Source code of charts:
■ ■ ■

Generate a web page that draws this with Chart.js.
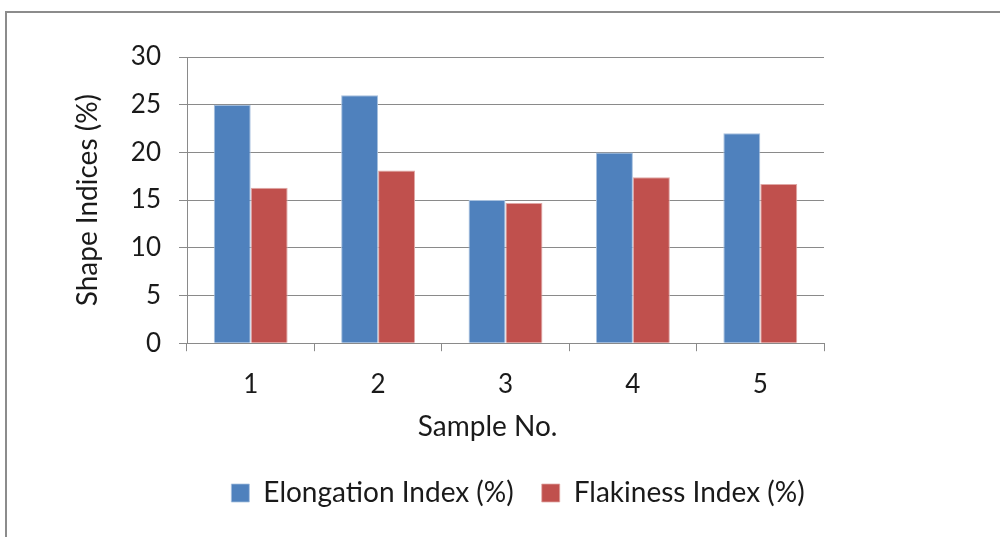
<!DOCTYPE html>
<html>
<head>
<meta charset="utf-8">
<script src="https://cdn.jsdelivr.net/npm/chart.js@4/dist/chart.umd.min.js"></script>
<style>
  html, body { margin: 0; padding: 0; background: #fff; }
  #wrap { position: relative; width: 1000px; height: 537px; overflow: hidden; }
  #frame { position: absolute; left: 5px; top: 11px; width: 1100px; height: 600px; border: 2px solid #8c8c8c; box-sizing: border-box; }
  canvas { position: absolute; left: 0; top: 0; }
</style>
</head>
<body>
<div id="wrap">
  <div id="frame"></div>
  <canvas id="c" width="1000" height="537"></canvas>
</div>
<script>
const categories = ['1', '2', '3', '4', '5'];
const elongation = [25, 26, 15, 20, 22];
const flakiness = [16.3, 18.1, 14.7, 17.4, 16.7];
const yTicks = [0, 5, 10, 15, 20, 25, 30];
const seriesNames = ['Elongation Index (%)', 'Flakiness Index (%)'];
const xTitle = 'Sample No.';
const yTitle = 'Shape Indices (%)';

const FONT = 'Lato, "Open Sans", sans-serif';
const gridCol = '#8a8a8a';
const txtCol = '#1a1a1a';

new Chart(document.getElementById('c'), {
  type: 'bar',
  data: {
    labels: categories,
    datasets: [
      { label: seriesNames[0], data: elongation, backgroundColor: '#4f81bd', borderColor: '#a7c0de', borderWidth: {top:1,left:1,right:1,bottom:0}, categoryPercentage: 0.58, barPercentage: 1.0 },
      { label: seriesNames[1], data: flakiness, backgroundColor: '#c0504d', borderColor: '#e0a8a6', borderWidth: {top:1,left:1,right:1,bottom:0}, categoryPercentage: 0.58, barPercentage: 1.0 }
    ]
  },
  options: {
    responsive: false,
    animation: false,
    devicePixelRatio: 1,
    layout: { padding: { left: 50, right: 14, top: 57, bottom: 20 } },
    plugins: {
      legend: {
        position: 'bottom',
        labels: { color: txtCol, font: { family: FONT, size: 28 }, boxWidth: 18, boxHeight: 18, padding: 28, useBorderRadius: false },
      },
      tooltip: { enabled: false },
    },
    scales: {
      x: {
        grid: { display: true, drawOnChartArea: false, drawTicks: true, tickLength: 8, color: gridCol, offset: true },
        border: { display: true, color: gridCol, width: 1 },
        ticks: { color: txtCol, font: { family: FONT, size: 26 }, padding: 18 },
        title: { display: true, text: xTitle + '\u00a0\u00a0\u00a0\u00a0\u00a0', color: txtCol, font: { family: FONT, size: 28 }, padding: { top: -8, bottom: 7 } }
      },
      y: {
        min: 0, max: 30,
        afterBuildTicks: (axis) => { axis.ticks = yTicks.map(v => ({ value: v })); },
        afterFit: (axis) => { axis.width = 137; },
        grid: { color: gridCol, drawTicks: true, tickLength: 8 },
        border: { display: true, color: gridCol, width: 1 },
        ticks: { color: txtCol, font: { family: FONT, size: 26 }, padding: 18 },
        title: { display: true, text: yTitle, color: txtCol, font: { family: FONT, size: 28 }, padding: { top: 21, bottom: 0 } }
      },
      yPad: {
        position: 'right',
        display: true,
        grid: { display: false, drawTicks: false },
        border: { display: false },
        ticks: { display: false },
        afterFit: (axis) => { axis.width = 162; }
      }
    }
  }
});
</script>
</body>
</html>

■ ■ ■

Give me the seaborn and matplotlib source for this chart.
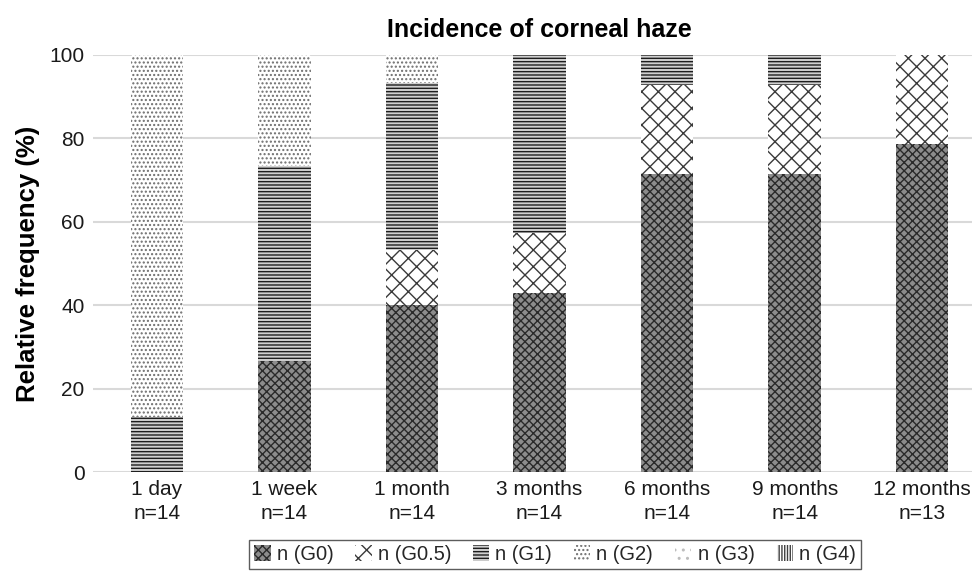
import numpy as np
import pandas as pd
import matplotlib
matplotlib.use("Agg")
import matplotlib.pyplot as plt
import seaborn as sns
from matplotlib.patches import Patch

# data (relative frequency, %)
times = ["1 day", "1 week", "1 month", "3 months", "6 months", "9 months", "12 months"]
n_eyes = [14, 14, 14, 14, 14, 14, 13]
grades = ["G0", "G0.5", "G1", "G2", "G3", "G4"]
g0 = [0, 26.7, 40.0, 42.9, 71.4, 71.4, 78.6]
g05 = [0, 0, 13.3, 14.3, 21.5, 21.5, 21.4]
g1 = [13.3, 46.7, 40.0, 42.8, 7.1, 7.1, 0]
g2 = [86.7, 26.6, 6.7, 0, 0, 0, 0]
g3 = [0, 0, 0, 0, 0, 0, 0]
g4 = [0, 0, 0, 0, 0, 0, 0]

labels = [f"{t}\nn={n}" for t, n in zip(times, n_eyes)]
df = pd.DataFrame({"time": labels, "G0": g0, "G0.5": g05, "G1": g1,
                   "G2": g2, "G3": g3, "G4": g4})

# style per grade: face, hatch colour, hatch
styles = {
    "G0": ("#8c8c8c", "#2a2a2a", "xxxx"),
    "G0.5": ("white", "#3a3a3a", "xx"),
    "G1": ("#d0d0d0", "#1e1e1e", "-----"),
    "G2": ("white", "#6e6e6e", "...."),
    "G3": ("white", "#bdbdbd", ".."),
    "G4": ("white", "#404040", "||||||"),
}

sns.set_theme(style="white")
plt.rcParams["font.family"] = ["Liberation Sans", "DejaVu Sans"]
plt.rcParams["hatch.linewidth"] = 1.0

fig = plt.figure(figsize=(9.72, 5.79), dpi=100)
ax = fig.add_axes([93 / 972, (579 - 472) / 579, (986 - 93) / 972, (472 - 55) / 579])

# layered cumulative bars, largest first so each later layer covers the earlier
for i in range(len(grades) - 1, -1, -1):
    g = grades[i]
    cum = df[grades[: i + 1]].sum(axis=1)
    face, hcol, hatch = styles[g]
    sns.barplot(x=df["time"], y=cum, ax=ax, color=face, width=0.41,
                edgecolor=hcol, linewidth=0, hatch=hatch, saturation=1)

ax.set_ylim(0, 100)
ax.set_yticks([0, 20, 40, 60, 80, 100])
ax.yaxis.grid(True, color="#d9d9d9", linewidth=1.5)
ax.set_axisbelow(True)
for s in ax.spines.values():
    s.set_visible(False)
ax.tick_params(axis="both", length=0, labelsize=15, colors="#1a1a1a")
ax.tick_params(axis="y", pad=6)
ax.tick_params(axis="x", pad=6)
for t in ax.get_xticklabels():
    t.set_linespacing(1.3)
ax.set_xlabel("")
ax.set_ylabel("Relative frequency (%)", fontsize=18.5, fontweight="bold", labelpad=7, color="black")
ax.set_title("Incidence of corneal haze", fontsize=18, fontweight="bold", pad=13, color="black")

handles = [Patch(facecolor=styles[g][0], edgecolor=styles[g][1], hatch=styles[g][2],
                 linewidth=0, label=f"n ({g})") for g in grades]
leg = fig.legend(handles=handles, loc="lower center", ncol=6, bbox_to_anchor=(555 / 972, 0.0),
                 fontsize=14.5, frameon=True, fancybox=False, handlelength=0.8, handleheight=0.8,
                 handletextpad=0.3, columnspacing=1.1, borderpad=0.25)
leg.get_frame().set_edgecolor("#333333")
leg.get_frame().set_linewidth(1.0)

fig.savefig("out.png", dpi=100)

■ ■ ■

Go to the line containing "Generate a web" and copy exactly from there through the line containing "const txtCol = '#1a1a1a';", both included, and nothing more. Pictures are excluded.

*Solution to this task*.
Generate a web page that draws this with Chart.js.
<!DOCTYPE html>
<html>
<head>
<meta charset="utf-8">
<script src="https://cdn.jsdelivr.net/npm/chart.js@4/dist/chart.umd.min.js"></script>
<style>
  html, body { margin: 0; padding: 0; background: #fff; }
  #wrap { position: relative; width: 1000px; height: 537px; overflow: hidden; }
  #frame { position: absolute; left: 5px; top: 11px; width: 1100px; height: 600px; border: 2px solid #8c8c8c; box-sizing: border-box; }
  canvas { position: absolute; left: 0; top: 0; }
</style>
</head>
<body>
<div id="wrap">
  <div id="frame"></div>
  <canvas id="c" width="1000" height="537"></canvas>
</div>
<script>
const categories = ['1', '2', '3', '4', '5'];
const elongation = [25, 26, 15, 20, 22];
const flakiness = [16.3, 18.1, 14.7, 17.4, 16.7];
const yTicks = [0, 5, 10, 15, 20, 25, 30];
const seriesNames = ['Elongation Index (%)', 'Flakiness Index (%)'];
const xTitle = 'Sample No.';
const yTitle = 'Shape Indices (%)';

const FONT = 'Lato, "Open Sans", sans-serif';
const gridCol = '#8a8a8a';
const txtCol = '#1a1a1a';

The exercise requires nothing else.